Look through the records below, and copy out every line that holds the string "this".

# # # # #

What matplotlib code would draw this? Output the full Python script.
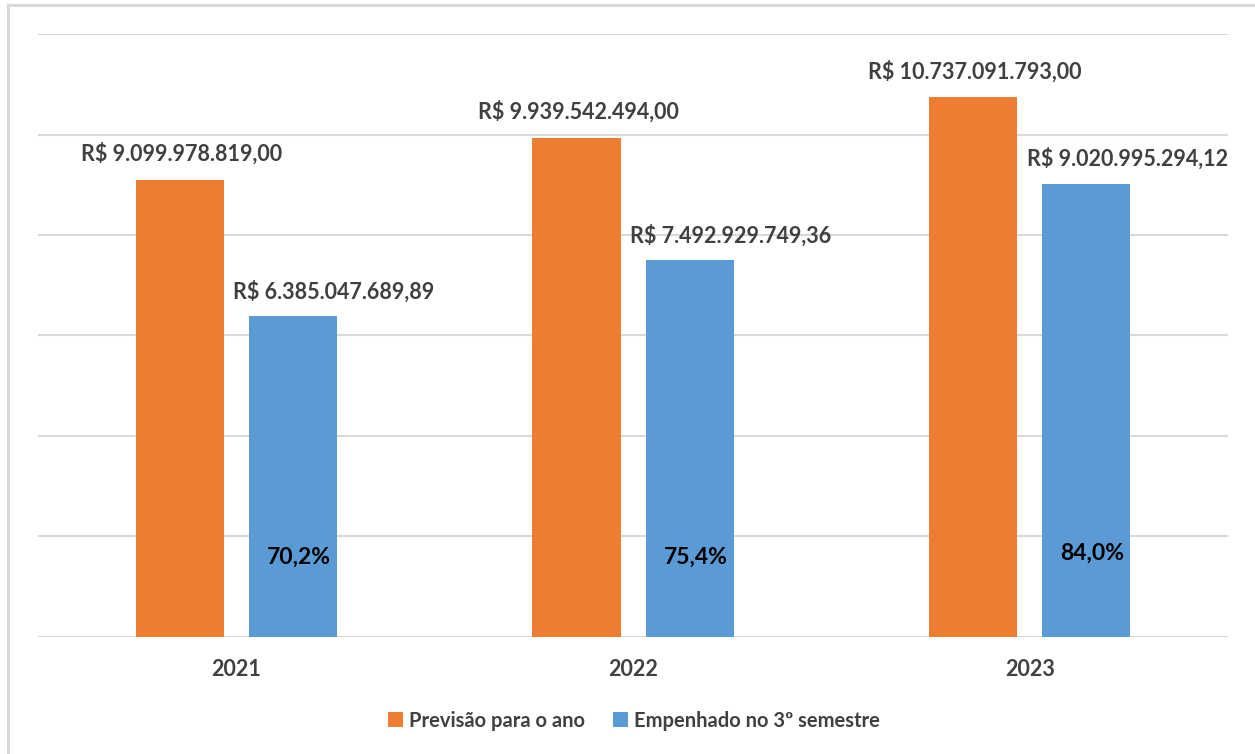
import matplotlib
matplotlib.use("Agg")
import matplotlib.pyplot as plt
from matplotlib.patches import Patch
from matplotlib.lines import Line2D
import numpy as np

years = ["2021", "2022", "2023"]
previsao = [9099978819.00, 9939542494.00, 10737091793.00]
empenhado = [6385047689.89, 7492929749.36, 9020995294.12]
percentuais = ["70,2%", "75,4%", "84,0%"]
series_names = ["Previsão para o ano", "Empenhado no 3º semestre"]

ORANGE = "#ED7D31"
BLUE = "#5B9BD5"
TXT = "#404040"
GRID = "#D9D9D9"

plt.rcParams['font.family'] = ['Lato', 'DejaVu Sans']


def brl(v):
    s = f"{v:,.2f}".replace(",", "X").replace(".", ",").replace("X", ".")
    return "R$ " + s


fig = plt.figure(figsize=(12.55, 7.54), dpi=100)
ax = fig.add_axes([0.0303, 0.1552, 0.9482, 0.7997])

x = np.arange(len(years))
w = 0.222
off = 0.1425
ax.bar(x - off, previsao, w, color=ORANGE, zorder=3)
ax.bar(x + off, empenhado, w, color=BLUE, zorder=3)

ax.set_xlim(-0.5, 2.5)
ax.set_ylim(0, 12e9)
ax.set_yticks(np.arange(0, 12.1e9, 2e9))
ax.yaxis.grid(True, color=GRID, linewidth=1.5, zorder=0)
ax.tick_params(axis='y', left=False, labelleft=False)
ax.tick_params(axis='x', bottom=False, pad=12)
ax.set_xticks(x)
ax.set_xticklabels(years, fontsize=15.5, fontweight='bold', color=TXT)
for s in ax.spines.values():
    s.set_visible(False)

pxv = 12e9 / 603.0
for i in range(len(years)):
    ax.text(x[i] - off + 0.005, previsao[i] + 26 * pxv, brl(previsao[i]),
            ha='center', va='center', fontsize=15.5, fontweight='bold', color=TXT)
    ax.text(x[i] + off + 0.103, empenhado[i] + 25 * pxv, brl(empenhado[i]),
            ha='center', va='center', fontsize=15.5, fontweight='bold', color=TXT)
    ax.text(x[i] + off + 0.015, 80 * pxv + (4 * pxv if i == 2 else 0), percentuais[i],
            ha='center', va='center', fontsize=16.5, fontweight='bold', color='black')

handles = [Patch(facecolor=ORANGE), Patch(facecolor=BLUE)]
leg = fig.legend(handles, series_names, loc='center', bbox_to_anchor=(0.505, 0.044),
                 ncol=2, frameon=False, handlelength=0.75, handleheight=0.75,
                 handletextpad=0.3, columnspacing=1.4,
                 prop={'weight': 'bold', 'size': 14.5})
for t in leg.get_texts():
    t.set_color(TXT)

# chart area border (top and left visible)
fig.add_artist(Line2D([8 / 1255, 8 / 1255], [0, 1 - 5 / 754], transform=fig.transFigure,
                      color=GRID, linewidth=2.2))
fig.add_artist(Line2D([8 / 1255, 1], [1 - 5 / 754, 1 - 5 / 754], transform=fig.transFigure,
                      color=GRID, linewidth=2.2))

fig.savefig("out.png", dpi=100)
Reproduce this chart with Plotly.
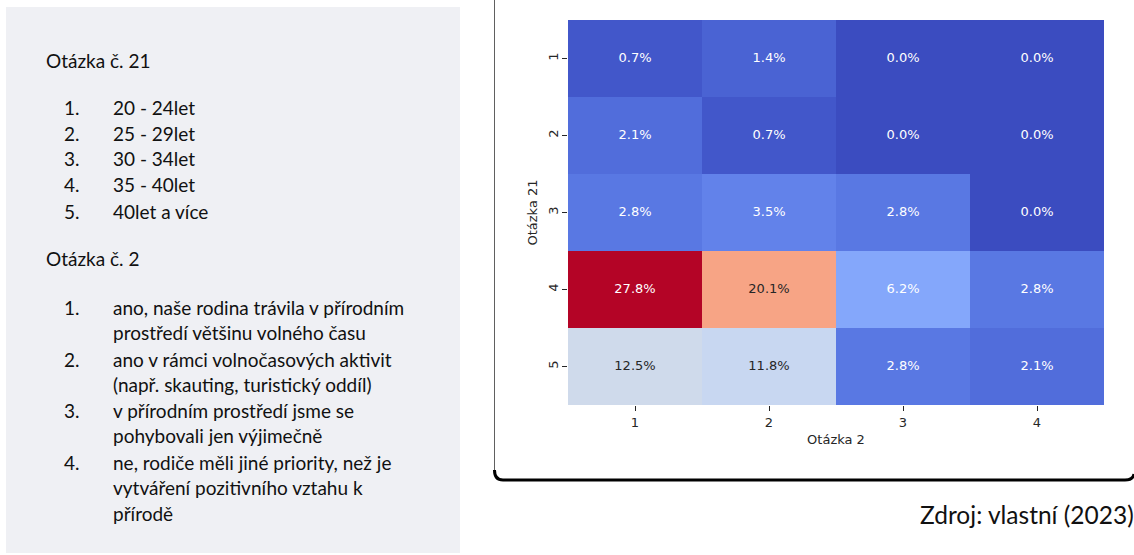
import plotly.graph_objects as go

W, H = 1134, 555

# ---- data ----
otazka2_cats = ["1", "2", "3", "4"]
otazka21_cats = ["1", "2", "3", "4", "5"]
row1 = [0.7, 1.4, 0.0, 0.0]
row2 = [2.1, 0.7, 0.0, 0.0]
row3 = [2.8, 3.5, 2.8, 0.0]
row4 = [27.8, 20.1, 6.2, 2.8]
row5 = [12.5, 11.8, 2.8, 2.1]
values = [row1, row2, row3, row4, row5]

q21_title = "Otázka č. 21"
q21_items = ["20 - 24let", "25 - 29let", "30 - 34let", "35 - 40let", "40let a více"]
q2_title = "Otázka č. 2"
q2_items = [
    ["ano, naše rodina trávila v přírodním", "prostředí většinu volného času"],
    ["ano v rámci volnočasových aktivit", "(např. skauting, turistický oddíl)"],
    ["v přírodním prostředí jsme se", "pohybovali jen výjimečně"],
    ["ne, rodiče měli jiné priority, než je", "vytváření pozitivního vztahu k", "přírodě"],
]
source_text = "Zdroj: vlastní (2023)"

# matplotlib "coolwarm" colormap samples
coolwarm_rgb = [
    (59, 76, 192), (68, 90, 204), (77, 104, 215), (87, 117, 225), (98, 130, 234),
    (108, 142, 241), (119, 154, 247), (130, 165, 251), (141, 176, 254), (152, 185, 255),
    (163, 194, 255), (174, 201, 253), (184, 208, 249), (194, 213, 244), (204, 217, 238),
    (213, 219, 230), (221, 221, 221), (229, 216, 209), (236, 211, 197), (241, 204, 185),
    (245, 196, 173), (247, 187, 160), (247, 177, 148), (247, 166, 135), (244, 154, 123),
    (241, 141, 111), (236, 127, 99), (229, 112, 88), (222, 96, 77), (213, 80, 66),
    (203, 62, 56), (192, 40, 47), (180, 4, 38),
]
n = len(coolwarm_rgb) - 1
colorscale = [[i / n, "rgb(%d,%d,%d)" % c] for i, c in enumerate(coolwarm_rgb)]

zmin = 0.0
zmax = max(max(r) for r in values)


def cmap(t):
    t = min(max(t, 0.0), 1.0) * n
    i = min(int(t), n - 1)
    f = t - i
    a, b = coolwarm_rgb[i], coolwarm_rgb[i + 1]
    return tuple(a[k] + (b[k] - a[k]) * f for k in range(3))


def lum(rgb):
    out = []
    for c in rgb:
        c = c / 255
        out.append(c / 12.92 if c <= 0.03928 else ((c + 0.055) / 1.055) ** 2.4)
    return 0.2126 * out[0] + 0.7152 * out[1] + 0.0722 * out[2]


tx, ty, tt, tc = [], [], [], []
for ri, r in enumerate(values):
    for ci, v in enumerate(r):
        tx.append(otazka2_cats[ci])
        ty.append(otazka21_cats[ri])
        tt.append("%.1f%%" % v)
        col = cmap((v - zmin) / (zmax - zmin))
        tc.append("#262626" if lum(col) > 0.408 else "#ffffff")


def px(x):
    return x / W


def py(y):
    return 1 - y / H


fig = go.Figure()
fig.add_trace(go.Heatmap(
    z=values, x=otazka2_cats, y=otazka21_cats,
    colorscale=colorscale, zmin=zmin, zmax=zmax, showscale=False,
    hoverinfo="skip",
))
fig.add_trace(go.Scatter(
    x=tx, y=ty, text=tt, mode="text",
    textfont=dict(family="DejaVu Sans", size=13, color=tc),
    hoverinfo="skip", showlegend=False,
))

tickfont = dict(family="DejaVu Sans", size=13, color="#262626")
fig.update_layout(
    width=W, height=H,
    margin=dict(l=0, r=0, t=0, b=0),
    paper_bgcolor="white", plot_bgcolor="white",
    showlegend=False,
    xaxis=dict(
        domain=[px(568), px(1104)], type="category",
        showgrid=False, zeroline=False, showline=False,
        ticks="outside", ticklen=5, tickwidth=1, tickcolor="#262626",
        tickfont=tickfont,
        title=dict(text="Otázka 2", font=tickfont, standoff=6),
    ),
    yaxis=dict(
        domain=[py(405), py(20)], type="category", autorange="reversed",
        showgrid=False, zeroline=False, showline=False,
        ticks="outside", ticklen=5, tickwidth=1, tickcolor="#262626",
        tickfont=tickfont, tickangle=-90, ticklabelstandoff=-1,
    ),
)

shapes = []
# left grey panel
shapes.append(dict(type="rect", xref="paper", yref="paper",
                   x0=px(6), x1=px(460), y0=py(553), y1=py(7),
                   fillcolor="#eff0f4", line=dict(width=0), layer="below"))
# chart frame: thin left edge and thick rounded bottom edge
shapes.append(dict(type="line", xref="paper", yref="paper",
                   x0=px(494.5), x1=px(494.5), y0=py(0), y1=py(470),
                   line=dict(color="#606060", width=1)))
path = "M %f,%f Q %f,%f %f,%f L %f,%f Q %f,%f %f,%f" % (
    px(494.5), py(470), px(494.5), py(480), px(503), py(480),
    px(1125), py(480), px(1133), py(480), px(1134), py(474))
shapes.append(dict(type="path", xref="paper", yref="paper", path=path,
                   line=dict(color="#000000", width=3)))
fig.update_layout(shapes=shapes)

tfont = dict(family="Lato", size=19, color="#111111")
ann = []


def add_text(x, y, text, font=tfont, xanchor="left", angle=0):
    ann.append(dict(xref="paper", yref="paper", x=px(x), y=py(y), text=text,
                    showarrow=False, xanchor=xanchor, yanchor="middle",
                    font=font, textangle=angle))


# y-axis title
ann.append(dict(xref="paper", yref="paper", x=px(532), y=py(212.5), text="Otázka 21",
                showarrow=False, xanchor="center", yanchor="middle",
                font=tickfont, textangle=-90))

add_text(44, 60, q21_title)
y21 = [107, 133, 159, 185, 211]
for i, item in enumerate(q21_items):
    add_text(62, y21[i], "%d." % (i + 1))
    add_text(111, y21[i], item)
add_text(44, 258, q2_title)
y2 = [307, 359, 410, 462]
for i, lines in enumerate(q2_items):
    add_text(62, y2[i], "%d." % (i + 1))
    for j, line in enumerate(lines):
        add_text(111, y2[i] + 25.5 * j, line)

add_text(1136, 514, source_text,
         font=dict(family="Lato", size=24.5, color="#111111"), xanchor="right")
fig.update_layout(annotations=ann)

fig.write_html("out.html", config={"displayModeBar": False},
               post_script="document.body.style.margin='0px';")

# # # # #

Result:
What matplotlib code would draw this? Output the full Python script.
Reproduce this chart with Plotly.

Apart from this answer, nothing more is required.